There is also a marked hereditary tendency to apoplexy.

Cadwalader, [Footnote: Cadwalader, W. R.: A Comparison of the Onset and Character of the Apoplexy Caused by Cerebral Hemorrhage and by Vascular Occlusion, The Journal A. M. A., May 2, 1914, p. 1385.] after considerable investigation, has come to the conclusion that large hemorrhages into the brain are the rule in apoplexy, and that small hemorrhages are rare, and he is inclined to think that even small, as well as large hemorrhages, are more frequently fatal than supposed. In other words, he thinks that many of the nonfatal hemiplegias are caused by vascular obstruction and softening and not by hemorrhage.
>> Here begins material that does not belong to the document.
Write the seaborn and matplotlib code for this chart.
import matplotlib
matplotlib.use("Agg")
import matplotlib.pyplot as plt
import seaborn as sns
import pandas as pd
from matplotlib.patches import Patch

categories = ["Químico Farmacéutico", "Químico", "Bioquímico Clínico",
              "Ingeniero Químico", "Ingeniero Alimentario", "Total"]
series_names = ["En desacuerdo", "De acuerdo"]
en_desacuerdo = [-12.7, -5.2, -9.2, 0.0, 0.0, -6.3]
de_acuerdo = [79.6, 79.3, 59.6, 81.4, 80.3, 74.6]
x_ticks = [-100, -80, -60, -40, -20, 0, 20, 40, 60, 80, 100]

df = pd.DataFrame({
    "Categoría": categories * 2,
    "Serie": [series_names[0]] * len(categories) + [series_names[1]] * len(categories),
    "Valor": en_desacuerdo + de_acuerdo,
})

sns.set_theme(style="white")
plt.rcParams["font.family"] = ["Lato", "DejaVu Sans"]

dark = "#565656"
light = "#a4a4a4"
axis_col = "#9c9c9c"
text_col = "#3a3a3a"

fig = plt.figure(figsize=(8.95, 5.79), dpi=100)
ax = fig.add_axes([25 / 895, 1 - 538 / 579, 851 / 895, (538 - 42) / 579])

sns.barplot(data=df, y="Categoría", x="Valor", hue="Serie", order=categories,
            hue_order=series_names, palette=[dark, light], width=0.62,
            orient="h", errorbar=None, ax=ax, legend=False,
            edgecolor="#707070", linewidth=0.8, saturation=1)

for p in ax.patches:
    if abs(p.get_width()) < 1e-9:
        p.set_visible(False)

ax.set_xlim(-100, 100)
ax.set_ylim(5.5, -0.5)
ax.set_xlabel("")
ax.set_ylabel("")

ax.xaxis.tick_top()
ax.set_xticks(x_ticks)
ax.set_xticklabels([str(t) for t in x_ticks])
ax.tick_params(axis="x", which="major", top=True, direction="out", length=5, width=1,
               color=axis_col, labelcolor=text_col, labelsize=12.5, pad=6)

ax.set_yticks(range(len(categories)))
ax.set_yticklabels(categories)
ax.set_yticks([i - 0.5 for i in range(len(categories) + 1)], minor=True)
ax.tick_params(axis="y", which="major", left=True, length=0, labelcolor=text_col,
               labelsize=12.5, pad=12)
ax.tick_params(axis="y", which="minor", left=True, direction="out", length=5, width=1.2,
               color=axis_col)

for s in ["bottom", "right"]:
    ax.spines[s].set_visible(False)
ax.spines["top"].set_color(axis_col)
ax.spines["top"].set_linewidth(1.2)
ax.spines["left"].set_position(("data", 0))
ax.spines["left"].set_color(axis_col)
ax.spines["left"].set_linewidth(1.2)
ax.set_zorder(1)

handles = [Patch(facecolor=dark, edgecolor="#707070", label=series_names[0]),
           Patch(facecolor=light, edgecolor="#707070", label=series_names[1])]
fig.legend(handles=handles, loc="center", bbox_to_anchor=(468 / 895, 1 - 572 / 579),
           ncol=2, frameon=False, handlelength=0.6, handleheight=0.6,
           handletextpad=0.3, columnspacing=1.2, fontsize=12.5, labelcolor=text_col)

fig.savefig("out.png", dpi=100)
He finds that sudden death, or death within a few minutes, does not occur from hemorrhage, even if the hemorrhage is large, though a rapidly developing and persistent coma usually indicates a hemorrhage. If the coma is not profound and is slow in its onset, with symptoms noticed by the patient, and cerebral disturbance, he believes it to be caused generally by softening of the cerebral center, due to some obstruction of the blood flow, and not to hemorrhage. While occasionally a slowly increasing loss of consciousness may be due to hemorrhage, he thinks it is doubtful if real hemorrhage ever occurs without loss of consciousness, while softening of some part of the cerebrum may occur without unconsciousness. He thinks that the size of the hemorrhage is of more importance than its situation in causing the profoundness of the symptoms, but he repeats that nonfatal cases of hemiplegia are generally caused by vascular occlusion and subsequent softening, and not by hemorrhage.